1998: What makes a company’s price-earnings ratio move up relative to other companies?
AUDIENCE MEMBER: Thanks for the beautiful — beautiful weekend in Omaha. I’m Mike Asale (PH) from New York City, with a question for Warren and Charlie about what makes a company’s price-earnings ratio move up relative to other companies in its industry.
How can we, as investors, find companies, and even industries, that will grow their relative price-earnings ratios as well as their earnings?
And thank you for the wonderful weekend and for sharing your brilliance with the shareholders.
WARREN BUFFETT: Oh, thank you.
AUDIENCE MEMBER: Thank you. (Applause)
WARREN BUFFETT: You know, it’s very simple, the price-earnings ratio — relative price-earnings ratios — move up because people expect either the industry or the company’s prospects to be better relative to all other securities than they have been — than their proceeding view. And that can turn out to be justified or otherwise.

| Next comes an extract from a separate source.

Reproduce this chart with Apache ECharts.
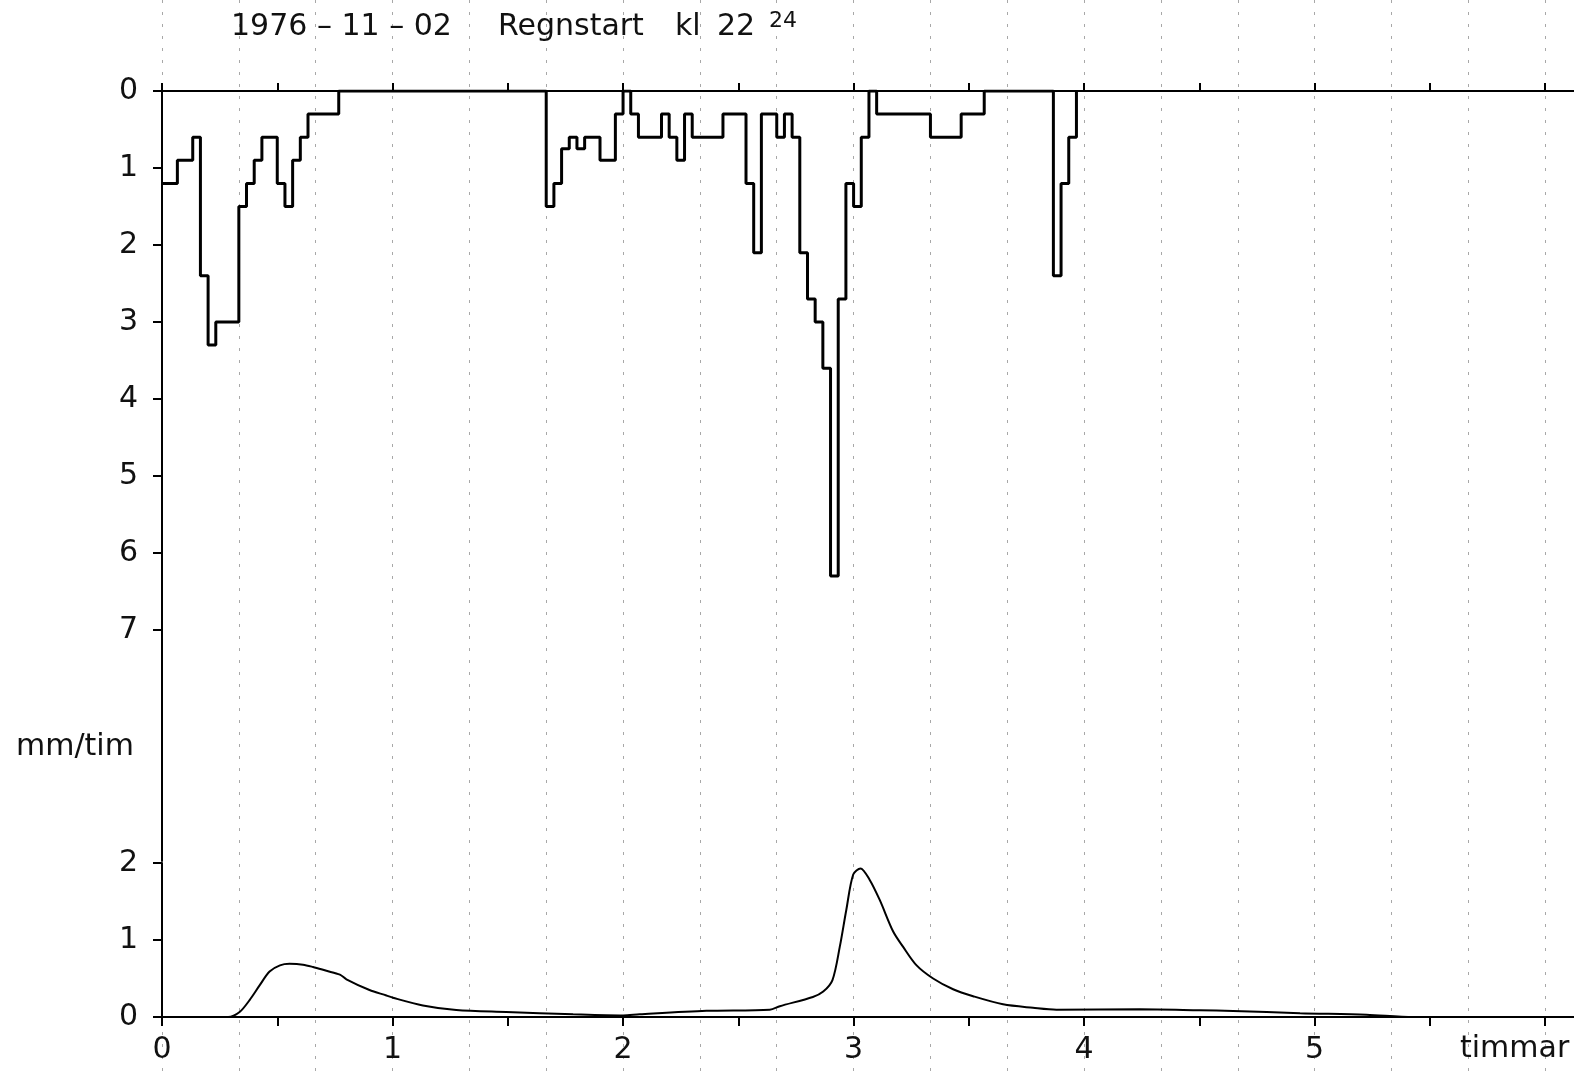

Absolute price-earnings ratios move up in respect to the earning power — or the prospective earning power of — that is viewed by the investing public of future returns on equity, and also in response to changes in interest rates.
And in the recent — well really, ever since 1982, but accentuated in recent years, you’ve had decreasing interest rates pushing up stocks, in aggregate.
And you’ve had an increase in corporate profits. Return on equity of American businesses improved dramatically recently. And that also — and people are starting to believe it, so that has pushed up absolute price-earnings ratios.
And then within that universe of all stocks, when people get more enthusiastic about a specific business or a specific industry, they will push up the relative P/E ratio for that stock or industry.